*** Material shown

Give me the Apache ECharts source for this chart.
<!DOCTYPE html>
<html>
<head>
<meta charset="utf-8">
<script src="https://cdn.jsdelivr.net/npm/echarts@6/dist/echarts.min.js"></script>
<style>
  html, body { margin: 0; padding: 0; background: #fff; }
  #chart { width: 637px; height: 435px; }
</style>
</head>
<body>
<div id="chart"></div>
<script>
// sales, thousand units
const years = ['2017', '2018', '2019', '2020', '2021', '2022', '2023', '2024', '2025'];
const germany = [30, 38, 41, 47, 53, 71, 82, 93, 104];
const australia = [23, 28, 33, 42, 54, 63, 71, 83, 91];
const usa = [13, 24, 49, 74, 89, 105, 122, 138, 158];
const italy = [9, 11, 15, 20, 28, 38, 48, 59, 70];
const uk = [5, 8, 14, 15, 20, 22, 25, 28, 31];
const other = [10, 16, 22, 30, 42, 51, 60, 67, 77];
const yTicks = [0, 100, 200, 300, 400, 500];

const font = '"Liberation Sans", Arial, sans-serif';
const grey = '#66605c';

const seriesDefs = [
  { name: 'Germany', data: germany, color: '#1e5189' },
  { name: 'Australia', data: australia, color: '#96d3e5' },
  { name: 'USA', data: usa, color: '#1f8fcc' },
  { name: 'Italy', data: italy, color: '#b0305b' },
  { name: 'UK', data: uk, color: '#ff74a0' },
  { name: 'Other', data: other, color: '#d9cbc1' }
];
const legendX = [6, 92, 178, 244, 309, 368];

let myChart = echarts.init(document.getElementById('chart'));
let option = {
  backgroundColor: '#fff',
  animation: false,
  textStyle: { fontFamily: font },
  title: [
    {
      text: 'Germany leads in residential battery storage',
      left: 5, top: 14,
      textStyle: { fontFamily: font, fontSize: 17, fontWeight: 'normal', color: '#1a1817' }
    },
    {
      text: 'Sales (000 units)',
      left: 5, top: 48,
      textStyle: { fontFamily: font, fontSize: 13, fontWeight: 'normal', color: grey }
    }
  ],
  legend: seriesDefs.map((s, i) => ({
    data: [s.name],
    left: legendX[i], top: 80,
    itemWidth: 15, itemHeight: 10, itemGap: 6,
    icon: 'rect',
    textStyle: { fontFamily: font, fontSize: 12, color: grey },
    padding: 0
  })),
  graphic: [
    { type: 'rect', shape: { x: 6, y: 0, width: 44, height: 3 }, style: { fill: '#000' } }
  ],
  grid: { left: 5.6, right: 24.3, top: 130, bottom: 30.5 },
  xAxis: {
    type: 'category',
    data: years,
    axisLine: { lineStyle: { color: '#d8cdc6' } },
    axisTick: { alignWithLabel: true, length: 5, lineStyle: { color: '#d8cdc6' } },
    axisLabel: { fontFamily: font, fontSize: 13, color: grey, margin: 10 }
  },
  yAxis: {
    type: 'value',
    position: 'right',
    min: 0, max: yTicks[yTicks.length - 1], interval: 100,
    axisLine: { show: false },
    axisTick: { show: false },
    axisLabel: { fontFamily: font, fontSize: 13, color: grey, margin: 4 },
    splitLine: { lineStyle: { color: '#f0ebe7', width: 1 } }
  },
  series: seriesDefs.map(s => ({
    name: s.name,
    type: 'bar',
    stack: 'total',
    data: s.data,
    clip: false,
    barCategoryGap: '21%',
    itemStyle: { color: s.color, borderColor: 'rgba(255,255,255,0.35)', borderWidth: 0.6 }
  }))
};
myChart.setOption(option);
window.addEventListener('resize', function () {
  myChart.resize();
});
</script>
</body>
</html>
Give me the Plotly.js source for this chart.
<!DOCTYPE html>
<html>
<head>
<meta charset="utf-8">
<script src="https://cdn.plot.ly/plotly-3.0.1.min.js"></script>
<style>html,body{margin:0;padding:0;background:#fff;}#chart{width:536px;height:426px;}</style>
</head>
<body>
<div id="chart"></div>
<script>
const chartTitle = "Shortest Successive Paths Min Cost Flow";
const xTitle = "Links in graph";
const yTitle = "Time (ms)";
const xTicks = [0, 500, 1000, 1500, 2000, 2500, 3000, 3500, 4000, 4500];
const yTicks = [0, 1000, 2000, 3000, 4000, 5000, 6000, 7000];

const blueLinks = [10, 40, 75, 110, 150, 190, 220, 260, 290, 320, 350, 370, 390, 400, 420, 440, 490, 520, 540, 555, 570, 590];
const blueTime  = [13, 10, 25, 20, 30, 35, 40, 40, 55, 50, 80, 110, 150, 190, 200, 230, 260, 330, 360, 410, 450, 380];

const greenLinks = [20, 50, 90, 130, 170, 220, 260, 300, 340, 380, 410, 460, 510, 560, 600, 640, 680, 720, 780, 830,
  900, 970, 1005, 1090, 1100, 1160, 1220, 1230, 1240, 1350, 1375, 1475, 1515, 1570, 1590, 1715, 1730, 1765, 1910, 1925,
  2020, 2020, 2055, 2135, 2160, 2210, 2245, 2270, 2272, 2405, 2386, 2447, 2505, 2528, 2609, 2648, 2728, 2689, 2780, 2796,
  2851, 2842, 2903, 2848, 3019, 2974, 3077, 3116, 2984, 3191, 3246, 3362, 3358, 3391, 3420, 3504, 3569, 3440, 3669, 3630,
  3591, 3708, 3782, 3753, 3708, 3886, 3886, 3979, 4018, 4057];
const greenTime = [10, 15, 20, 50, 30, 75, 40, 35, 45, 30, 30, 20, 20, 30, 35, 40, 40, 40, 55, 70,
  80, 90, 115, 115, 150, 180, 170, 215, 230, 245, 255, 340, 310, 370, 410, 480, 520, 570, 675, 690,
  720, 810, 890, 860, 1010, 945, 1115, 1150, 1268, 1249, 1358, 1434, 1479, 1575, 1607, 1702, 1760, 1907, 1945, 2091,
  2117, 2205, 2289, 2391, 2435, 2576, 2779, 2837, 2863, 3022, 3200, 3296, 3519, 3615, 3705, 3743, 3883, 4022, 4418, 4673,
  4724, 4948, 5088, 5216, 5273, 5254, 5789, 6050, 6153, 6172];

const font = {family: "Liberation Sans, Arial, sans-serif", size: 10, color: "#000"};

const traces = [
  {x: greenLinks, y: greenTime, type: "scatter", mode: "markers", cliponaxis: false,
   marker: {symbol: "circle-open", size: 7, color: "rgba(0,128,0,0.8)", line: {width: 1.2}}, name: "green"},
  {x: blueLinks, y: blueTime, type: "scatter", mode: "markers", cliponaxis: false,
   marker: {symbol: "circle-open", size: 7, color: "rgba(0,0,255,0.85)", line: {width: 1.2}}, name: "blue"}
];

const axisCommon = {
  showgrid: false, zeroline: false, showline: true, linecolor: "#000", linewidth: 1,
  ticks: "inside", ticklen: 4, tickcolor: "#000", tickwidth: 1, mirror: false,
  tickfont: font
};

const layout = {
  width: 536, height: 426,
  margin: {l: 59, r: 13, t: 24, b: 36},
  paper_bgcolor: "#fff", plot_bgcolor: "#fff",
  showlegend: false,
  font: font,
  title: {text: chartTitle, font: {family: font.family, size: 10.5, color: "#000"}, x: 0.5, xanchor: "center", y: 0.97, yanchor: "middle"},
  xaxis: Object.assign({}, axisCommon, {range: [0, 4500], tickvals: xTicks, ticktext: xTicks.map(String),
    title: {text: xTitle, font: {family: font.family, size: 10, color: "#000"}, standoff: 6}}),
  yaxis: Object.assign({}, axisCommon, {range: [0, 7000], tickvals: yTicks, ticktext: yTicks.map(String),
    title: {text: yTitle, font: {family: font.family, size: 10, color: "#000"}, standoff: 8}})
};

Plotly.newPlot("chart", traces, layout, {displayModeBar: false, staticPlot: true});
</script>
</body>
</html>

******

Copy all the lines, exactly.

Give me the Apache ECharts source for this chart.
<!DOCTYPE html>
<html>
<head>
<meta charset="utf-8">
<script src="https://cdn.jsdelivr.net/npm/echarts@6/dist/echarts.min.js"></script>
<style>
  html, body { margin: 0; padding: 0; background: #fff; }
  #chart { width: 637px; height: 435px; }
</style>
</head>
<body>
<div id="chart"></div>
<script>
// sales, thousand units
const years = ['2017', '2018', '2019', '2020', '2021', '2022', '2023', '2024', '2025'];
const germany = [30, 38, 41, 47, 53, 71, 82, 93, 104];
const australia = [23, 28, 33, 42, 54, 63, 71, 83, 91];
const usa = [13, 24, 49, 74, 89, 105, 122, 138, 158];
const italy = [9, 11, 15, 20, 28, 38, 48, 59, 70];
const uk = [5, 8, 14, 15, 20, 22, 25, 28, 31];
const other = [10, 16, 22, 30, 42, 51, 60, 67, 77];
const yTicks = [0, 100, 200, 300, 400, 500];

const font = '"Liberation Sans", Arial, sans-serif';
const grey = '#66605c';

const seriesDefs = [
  { name: 'Germany', data: germany, color: '#1e5189' },
  { name: 'Australia', data: australia, color: '#96d3e5' },
  { name: 'USA', data: usa, color: '#1f8fcc' },
  { name: 'Italy', data: italy, color: '#b0305b' },
  { name: 'UK', data: uk, color: '#ff74a0' },
  { name: 'Other', data: other, color: '#d9cbc1' }
];
const legendX = [6, 92, 178, 244, 309, 368];

let myChart = echarts.init(document.getElementById('chart'));
let option = {
  backgroundColor: '#fff',
  animation: false,
  textStyle: { fontFamily: font },
  title: [
    {
      text: 'Germany leads in residential battery storage',
      left: 5, top: 14,
      textStyle: { fontFamily: font, fontSize: 17, fontWeight: 'normal', color: '#1a1817' }
    },
    {
      text: 'Sales (000 units)',
      left: 5, top: 48,
      textStyle: { fontFamily: font, fontSize: 13, fontWeight: 'normal', color: grey }
    }
  ],
  legend: seriesDefs.map((s, i) => ({
    data: [s.name],
    left: legendX[i], top: 80,
    itemWidth: 15, itemHeight: 10, itemGap: 6,
    icon: 'rect',
    textStyle: { fontFamily: font, fontSize: 12, color: grey },
    padding: 0
  })),
  graphic: [
    { type: 'rect', shape: { x: 6, y: 0, width: 44, height: 3 }, style: { fill: '#000' } }
  ],
  grid: { left: 5.6, right: 24.3, top: 130, bottom: 30.5 },
  xAxis: {
    type: 'category',
    data: years,
    axisLine: { lineStyle: { color: '#d8cdc6' } },
    axisTick: { alignWithLabel: true, length: 5, lineStyle: { color: '#d8cdc6' } },
    axisLabel: { fontFamily: font, fontSize: 13, color: grey, margin: 10 }
  },
  yAxis: {
    type: 'value',
    position: 'right',
    min: 0, max: yTicks[yTicks.length - 1], interval: 100,
    axisLine: { show: false },
    axisTick: { show: false },
    axisLabel: { fontFamily: font, fontSize: 13, color: grey, margin: 4 },
    splitLine: { lineStyle: { color: '#f0ebe7', width: 1 } }
  },
  series: seriesDefs.map(s => ({
    name: s.name,
    type: 'bar',
    stack: 'total',
    data: s.data,
    clip: false,
    barCategoryGap: '21%',
    itemStyle: { color: s.color, borderColor: 'rgba(255,255,255,0.35)', borderWidth: 0.6 }
  }))
};
myChart.setOption(option);
window.addEventListener('resize', function () {
  myChart.resize();
});
</script>
</body>
</html>
Give me the Plotly.js source for this chart.
<!DOCTYPE html>
<html>
<head>
<meta charset="utf-8">
<script src="https://cdn.plot.ly/plotly-3.0.1.min.js"></script>
<style>html,body{margin:0;padding:0;background:#fff;}#chart{width:536px;height:426px;}</style>
</head>
<body>
<div id="chart"></div>
<script>
const chartTitle = "Shortest Successive Paths Min Cost Flow";
const xTitle = "Links in graph";
const yTitle = "Time (ms)";
const xTicks = [0, 500, 1000, 1500, 2000, 2500, 3000, 3500, 4000, 4500];
const yTicks = [0, 1000, 2000, 3000, 4000, 5000, 6000, 7000];

const blueLinks = [10, 40, 75, 110, 150, 190, 220, 260, 290, 320, 350, 370, 390, 400, 420, 440, 490, 520, 540, 555, 570, 590];
const blueTime  = [13, 10, 25, 20, 30, 35, 40, 40, 55, 50, 80, 110, 150, 190, 200, 230, 260, 330, 360, 410, 450, 380];

const greenLinks = [20, 50, 90, 130, 170, 220, 260, 300, 340, 380, 410, 460, 510, 560, 600, 640, 680, 720, 780, 830,
  900, 970, 1005, 1090, 1100, 1160, 1220, 1230, 1240, 1350, 1375, 1475, 1515, 1570, 1590, 1715, 1730, 1765, 1910, 1925,
  2020, 2020, 2055, 2135, 2160, 2210, 2245, 2270, 2272, 2405, 2386, 2447, 2505, 2528, 2609, 2648, 2728, 2689, 2780, 2796,
  2851, 2842, 2903, 2848, 3019, 2974, 3077, 3116, 2984, 3191, 3246, 3362, 3358, 3391, 3420, 3504, 3569, 3440, 3669, 3630,
  3591, 3708, 3782, 3753, 3708, 3886, 3886, 3979, 4018, 4057];
const greenTime = [10, 15, 20, 50, 30, 75, 40, 35, 45, 30, 30, 20, 20, 30, 35, 40, 40, 40, 55, 70,
  80, 90, 115, 115, 150, 180, 170, 215, 230, 245, 255, 340, 310, 370, 410, 480, 520, 570, 675, 690,
  720, 810, 890, 860, 1010, 945, 1115, 1150, 1268, 1249, 1358, 1434, 1479, 1575, 1607, 1702, 1760, 1907, 1945, 2091,
  2117, 2205, 2289, 2391, 2435, 2576, 2779, 2837, 2863, 3022, 3200, 3296, 3519, 3615, 3705, 3743, 3883, 4022, 4418, 4673,
  4724, 4948, 5088, 5216, 5273, 5254, 5789, 6050, 6153, 6172];

const font = {family: "Liberation Sans, Arial, sans-serif", size: 10, color: "#000"};

const traces = [
  {x: greenLinks, y: greenTime, type: "scatter", mode: "markers", cliponaxis: false,
   marker: {symbol: "circle-open", size: 7, color: "rgba(0,128,0,0.8)", line: {width: 1.2}}, name: "green"},
  {x: blueLinks, y: blueTime, type: "scatter", mode: "markers", cliponaxis: false,
   marker: {symbol: "circle-open", size: 7, color: "rgba(0,0,255,0.85)", line: {width: 1.2}}, name: "blue"}
];

const axisCommon = {
  showgrid: false, zeroline: false, showline: true, linecolor: "#000", linewidth: 1,
  ticks: "inside", ticklen: 4, tickcolor: "#000", tickwidth: 1, mirror: false,
  tickfont: font
};

const layout = {
  width: 536, height: 426,
  margin: {l: 59, r: 13, t: 24, b: 36},
  paper_bgcolor: "#fff", plot_bgcolor: "#fff",
  showlegend: false,
  font: font,
  title: {text: chartTitle, font: {family: font.family, size: 10.5, color: "#000"}, x: 0.5, xanchor: "center", y: 0.97, yanchor: "middle"},
  xaxis: Object.assign({}, axisCommon, {range: [0, 4500], tickvals: xTicks, ticktext: xTicks.map(String),
    title: {text: xTitle, font: {family: font.family, size: 10, color: "#000"}, standoff: 6}}),
  yaxis: Object.assign({}, axisCommon, {range: [0, 7000], tickvals: yTicks, ticktext: yTicks.map(String),
    title: {text: yTitle, font: {family: font.family, size: 10, color: "#000"}, standoff: 8}})
};

Plotly.newPlot("chart", traces, layout, {displayModeBar: false, staticPlot: true});
</script>
</body>
</html>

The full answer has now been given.